Publicité

Publicité
Le nouveau roman de de Monak à lire absolument

mercredi 25 janvier 2017

Pina, de Titaua Peu




Du mutisme au cri…

Lors du Salon du Livre de Tahiti de 2003, Titaua Peu assommait le landerneau littéraire polynésien de son « Mutismes ». Treize ans plus tard, elle récidive brillamment en lançant le cri assourdissant de son deuxième roman : « Pina ».

À l’époque, malgré le dédain compassé de la plupart des médias et le rejet assassin du Tiki Mag sous la plume de Daniel Pardon, « Mutismes » était épuisé avant même la clôture du salon. Seules les colonnes de l’hebdomadaire To’ere avaient, dès le départ, encensé le livre de la jeune écrivaine, concluant de ces mots le deuxième article consacré à ce roman : Avec Mutismes, la littérature polynésienne est entrée dans l’âge adulte. »

Le journal lui posait alors la question (To’ere n° 101 du 1er mai 2003) : As-tu l’intention de continuer sur la voix de l’écriture ? Et Titaua Peu de répondre : Oui, bien sur ! « Mutismes », cela a été un peu comme une libération. Maintenant, je n’ai plus peur des mots. Je travaille déjà sur un autre livre. Mais cette fois, il s’agit d’une histoire totalement débarrassée de tout élément autobiographique. Naturellement, elle se passe en Polynésie, mais ce qu’elle raconte est universel… »


Le temps de la parole écrite
Il lui aura donc fallu treize longues années pour nous offrir son deuxième opus !

D’aucun se sont même demandé si elle n’allait pas rejoindre la cohorte des écrivains d’un seul livre. Ils se trompaient ! Et la patience des autres fut plus que largement récompensée.

La toute première édition de « Mutismes »
Bien sûr, entre temps, Moetai Brotherson nous offrait, en 2007, « Le roi absent ». Un magnifique roman polynésien qui lève le voile sur un certain nombre de sujets jusque là tabu. Et, en 2011 Chantal Spitz, de son écriture si particulière, signait « Elles Terre d’enfance. Roman à deux encres. ».

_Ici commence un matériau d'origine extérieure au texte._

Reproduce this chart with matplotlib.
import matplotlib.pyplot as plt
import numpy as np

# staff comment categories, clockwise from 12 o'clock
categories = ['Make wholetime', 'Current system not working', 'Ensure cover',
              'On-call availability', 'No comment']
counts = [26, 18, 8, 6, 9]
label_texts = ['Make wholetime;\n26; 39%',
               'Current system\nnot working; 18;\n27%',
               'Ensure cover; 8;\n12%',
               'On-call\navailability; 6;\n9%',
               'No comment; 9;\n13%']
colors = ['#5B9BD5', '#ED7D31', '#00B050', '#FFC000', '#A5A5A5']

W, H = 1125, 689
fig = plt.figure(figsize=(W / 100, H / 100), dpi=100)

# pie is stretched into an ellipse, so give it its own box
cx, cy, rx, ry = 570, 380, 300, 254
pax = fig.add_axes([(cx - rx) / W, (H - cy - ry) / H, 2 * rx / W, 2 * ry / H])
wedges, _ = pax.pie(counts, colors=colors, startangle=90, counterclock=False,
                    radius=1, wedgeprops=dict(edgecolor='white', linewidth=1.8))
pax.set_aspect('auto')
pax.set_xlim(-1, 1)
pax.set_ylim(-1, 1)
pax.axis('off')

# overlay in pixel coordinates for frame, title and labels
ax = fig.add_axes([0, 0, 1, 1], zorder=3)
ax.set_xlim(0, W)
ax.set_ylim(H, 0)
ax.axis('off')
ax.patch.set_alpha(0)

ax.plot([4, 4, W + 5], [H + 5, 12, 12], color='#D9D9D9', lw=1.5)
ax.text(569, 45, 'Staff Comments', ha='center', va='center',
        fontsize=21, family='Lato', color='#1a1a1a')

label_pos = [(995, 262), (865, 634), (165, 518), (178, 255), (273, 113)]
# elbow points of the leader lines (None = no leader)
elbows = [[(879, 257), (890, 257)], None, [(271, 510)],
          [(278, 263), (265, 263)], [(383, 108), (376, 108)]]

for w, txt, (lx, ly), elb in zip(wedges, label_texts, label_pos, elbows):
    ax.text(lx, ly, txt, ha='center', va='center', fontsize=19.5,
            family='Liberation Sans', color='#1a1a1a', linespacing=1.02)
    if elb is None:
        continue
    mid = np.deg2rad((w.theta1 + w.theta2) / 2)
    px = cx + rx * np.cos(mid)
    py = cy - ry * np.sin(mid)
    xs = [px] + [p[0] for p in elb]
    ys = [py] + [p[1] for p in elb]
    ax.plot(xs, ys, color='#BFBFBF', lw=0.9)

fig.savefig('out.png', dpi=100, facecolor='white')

Treize ans disais-je : un long et douloureux parcours silencieux pour arriver à « Pina ». Un silence écrasé par les doutes, les interrogations, et aussi rempli par un engagement profond et sans concession au service de convictions politiques inébranlables.

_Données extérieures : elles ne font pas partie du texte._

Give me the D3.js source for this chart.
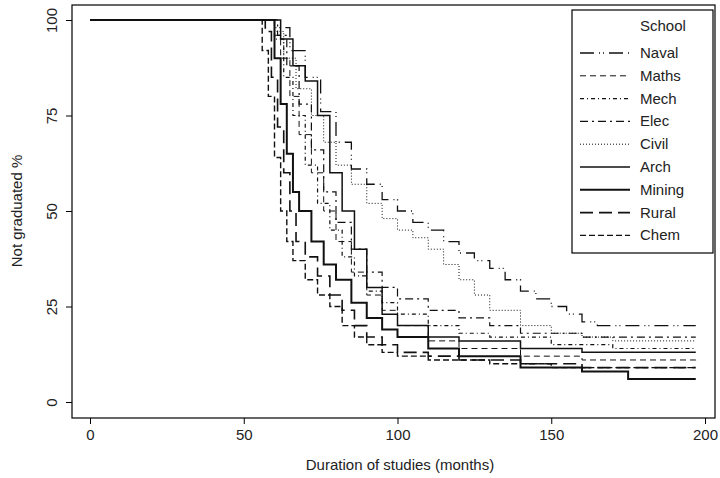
<!DOCTYPE html>
<html><head><meta charset="utf-8">
<script src="https://cdn.jsdelivr.net/npm/d3@7"></script>
<style>body{margin:0;background:#fff}text{font-family:"Liberation Sans",Arial,sans-serif}</style>
</head><body>
<svg id="c" width="720" height="478"></svg>
<script>
// stepped survival curves, [month, % not graduated]
const naval = [[0,100],[55,100],[60,98],[65,92],[70,85],[75,76],[80,68],[85,61],[90,57],[95,53],[100,50],[105,47],[110,45],[115,42],[120,39],[125,37],[130,35],[135,32],[140,29],[145,27],[150,25],[155,23],[160,21],[165,20],[197,20]];
const maths = [[0,100],[57,100],[60,96],[62,90],[65,80],[68,70],[72,60],[76,50],[80,42],[85,34],[90,28],[95,24],[100,20],[110,16],[120,14],[140,12],[160,11],[197,10]];
const mech = [[0,100],[57,100],[60,95],[63,85],[66,75],[70,62],[74,52],[78,45],[82,38],[86,33],[90,29],[95,26],[100,23],[110,20],[120,18],[130,17],[150,15],[170,14],[197,14]];
const elec = [[0,100],[58,100],[61,96],[64,88],[68,78],[72,66],[76,55],[80,47],[85,40],[90,34],[95,30],[100,27],[110,24],[120,22],[130,20],[140,18],[160,17],[197,17]];
const civil = [[0,100],[56,100],[60,97],[63,90],[67,82],[72,75],[76,68],[80,62],[85,57],[90,52],[95,48],[100,45],[105,43],[110,40],[115,36],[120,32],[125,28],[130,24],[140,20],[150,18],[160,17],[170,16],[197,16]];
const arch = [[0,100],[58,100],[62,95],[66,88],[70,84],[74,75],[78,60],[82,50],[86,40],[90,30],[95,23],[100,20],[110,17],[120,16],[140,14],[160,13],[197,13]];
const mining = [[0,100],[57,100],[60,90],[62,78],[64,65],[66,55],[68,50],[72,42],[76,36],[80,32],[85,26],[90,22],[95,19],[100,17],[110,14],[120,12],[140,9],[160,8],[175,6],[197,6]];
const rural = [[0,100],[55,100],[57,97],[59,85],[61,72],[63,60],[65,50],[67,42],[70,38],[74,33],[78,28],[82,24],[86,20],[90,17],[95,15],[100,13],[110,12],[120,11],[140,10],[160,9],[197,9]];
const chem = [[0,100],[54,100],[56,92],[58,80],[60,64],[62,50],[64,42],[66,37],[70,32],[74,28],[78,25],[82,20],[86,17],[90,15],[95,13],[100,12],[110,11],[130,10],[150,9],[197,9]];

const schools = ["Naval","Maths","Mech","Elec","Civil","Arch","Mining","Rural","Chem"];
const seriesData = [naval, maths, mech, elec, civil, arch, mining, rural, chem];
const dashes = ["14,5,1,3,1,5","6,4","4,3,1,3","8,4,2,4","1,2",null,null,"13,6","6,3"];
const widths = [1.3,1,1.2,1.2,1,1.5,2,1.6,1.4];
const xTicks = [0,50,100,150,200];
const yTicks = [0,25,50,75,100];

const svg = d3.select("#c");
const x = d3.scaleLinear().domain([0,200]).range([90,705]);
const y = d3.scaleLinear().domain([0,100]).range([402,20]);

// frame
svg.append("rect").attr("x",72).attr("y",5).attr("width",643).attr("height",413)
  .attr("fill","none").attr("stroke","#000").attr("stroke-width",1.2);

const xa = svg.append("g").attr("transform","translate(0,418)")
  .call(d3.axisBottom(x).tickValues(xTicks).tickSize(6).tickPadding(5));
const ya = svg.append("g").attr("transform","translate(72,0)")
  .call(d3.axisLeft(y).tickValues(yTicks).tickSize(6));
[xa,ya].forEach(a=>{a.select(".domain").remove();a.selectAll("text").attr("font-size",15).attr("fill","#222");});
ya.selectAll("text").attr("text-anchor","middle").attr("x",0).attr("y",0).attr("dy","0.35em")
  .attr("transform","translate(-20,0) rotate(-90)");

svg.append("text").attr("x",400).attr("y",470).attr("text-anchor","middle")
  .attr("font-size",15).attr("fill","#222").text("Duration of studies (months)");
svg.append("text").attr("transform","translate(22,211) rotate(-90)").attr("text-anchor","middle")
  .attr("font-size",15).attr("fill","#222").text("Not graduated  %");

const line = d3.line().x(d=>x(d[0])).y(d=>y(d[1])).curve(d3.curveStepAfter);
seriesData.forEach((s,i)=>{
  svg.append("path").attr("d",line(s)).attr("fill","none").attr("stroke","#111")
    .attr("stroke-width",widths[i]).attr("stroke-dasharray",dashes[i]);
});

// legend
const lg = svg.append("g");
lg.append("rect").attr("x",572).attr("y",10).attr("width",141).attr("height",243)
  .attr("fill","#fff").attr("stroke","#000").attr("stroke-width",1.2);
lg.append("text").attr("x",640).attr("y",31).attr("font-size",15).attr("fill","#222").text("School");
schools.forEach((n,i)=>{
  const yy = 53 + i*22.8;
  lg.append("line").attr("x1",580).attr("x2",630).attr("y1",yy).attr("y2",yy)
    .attr("stroke","#111").attr("stroke-width",widths[i]).attr("stroke-dasharray",dashes[i]);
  lg.append("text").attr("x",640).attr("y",yy+5).attr("font-size",15).attr("fill","#222").text(n);
});
</script>
</body></html>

Si les 128 pages de « Mutismes » semblent avoir été écrites d’un seul trait de plume, chaque mot, chaque signe de ponctuation des 368 pages de « Pina » ont été réfléchies, pesées, mesurées, pensées. Et si le premier semble avoir été craché les dents serrées à en briser l’émail, le second résonne comme un hurlement, gueule grande ouverte pour ne rien retenir de la souffrance et de la violence qu’elle engendre, ne rien retenir non plus de l’amour et des profondes blessures qu’il nous inflige.

            « Pina », c’est un tableau sans concession aucune de la société polynésienne vue de l’intérieur. Avec ses ombres et ses lumières. Avec cette crudité douloureuse propre à la plume de Titaua Peu.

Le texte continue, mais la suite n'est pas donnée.